“Illogical and not in the public interest”: Bar chief attacks QASA as solicitors join show of unity

McGowan: QASA only promotes minimum level of competence

The Quality Assurance Scheme for Advocates (QASA) is illogical in its treatment of QCs and does not serve the public interest by allowing solicitors to act as plea-only advocates, the chairman of the Bar Council has argued.

The claims come as the bodies representing criminal law solicitors and barristers united in calling for a halt to the scheme.

Implementation of QASA is currently on hold pending final changes and a revised timetable, but its fundamental features will not change, according to the Joint Advocacy Group that has developed it, made up of the Bar Standards Board, Solicitors Regulation Authority and ILEX Professional Standards.

But in an interview with Legal Futures, Bar Council chairman Maura McGowan QC, herself a criminal law barrister, said the Bar originally saw QASA as a way to remove poor-quality advocates – both barristers and solicitors – and retain and improve good standards. “What the scheme is going to achieve, and it doesn’t set out to do more than this, is a minimum standard of competence, and that’s not the same as excellence or quality.”

Ms McGowan argued that QCs should not be included in the scheme. “There’s an illogicality behind a system which on the one hand gives silk for excellence but on the other tries to assess you to see if you’re competent,” she explained.

On plea-only advocates, she continued: “You will have people who are accredited to do pleas at category 2 who will be able to act up to do a plea at category 3 – only one category down from the most serious work – despite the fact that they do not hold themselves out to be competent to do a trial at the lowest level.
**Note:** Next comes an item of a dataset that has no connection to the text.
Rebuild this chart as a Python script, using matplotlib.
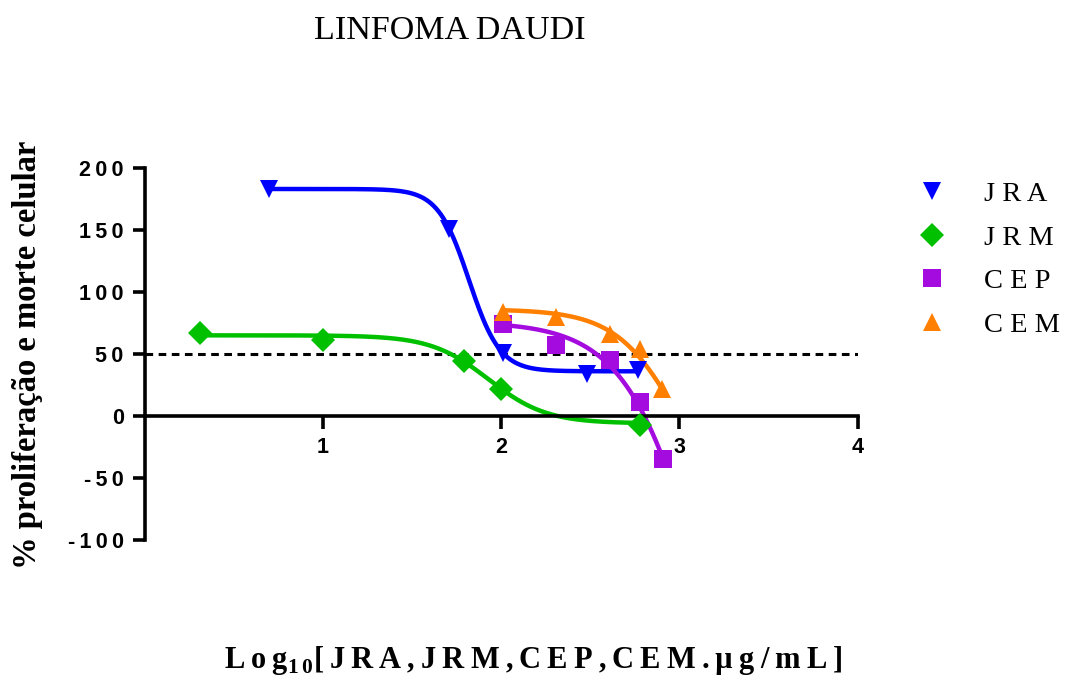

I’m not sure that’s the best service for a member of the public who finds themselves in trouble and doesn’t know how the system works.”

However, she made it clear that the Bar Council would not be calling for a boycott, as the Criminal Bar Association (CBA) might yet do.

Meanwhile, Bill Waddington, chairman of the Criminal Law Solicitors Association, said he welcomed the Bar’s opposition to QASA. In a statement issued on Friday, he said: “The CLSA has responded to every consultation on QASA questioning the need for the scheme. There is ample provision within the existing regulatory framework for solicitors and barristers to deal with issues that arise with Crown Court advocacy standards.

“The proposed scheme would be bureaucratic and expensive to administer for advocates, the judiciary and the Courts Service. At a time of unprecedented spending cuts, it is time for the professional regulators to take a step back and listen to both sides of the profession who are now united in calling for a halt to this unnecessary scheme.”

CBA chairman Michael Turner QC has been outspoken in his criticism of the scheme and welcomed the statement. “Unity is strength,” he said in his weekly update to members.

Every circuit will shortly hold heads of chambers meetings ahead of an extraordinary general meeting of the CBA to determine how members should respond to the scheme

Law Society president Lucy Scott-Moncrieff has also reiterated Chancery Lane’s concerns about QASA. In an interview in this month’s magazine of the London Criminal Courts Solicitors Association, she said: “We’re not happy with aspects of QASA and we’ve made that very plain. In particular, we are concerned about the prospective loss of the right of every solicitor to represent clients in the magistrates’ courts and about judicial assessments. When you’re in court, you should be representing your client’s interest, not trying to get brownie points from the judge.

“We also think it’s over-burdensome, overly bureaucratic and may not work. There’s no start date agreed. When it does start, we’ll be monitoring it very closely, doing our utmost to make sure that it’s fair to our members.”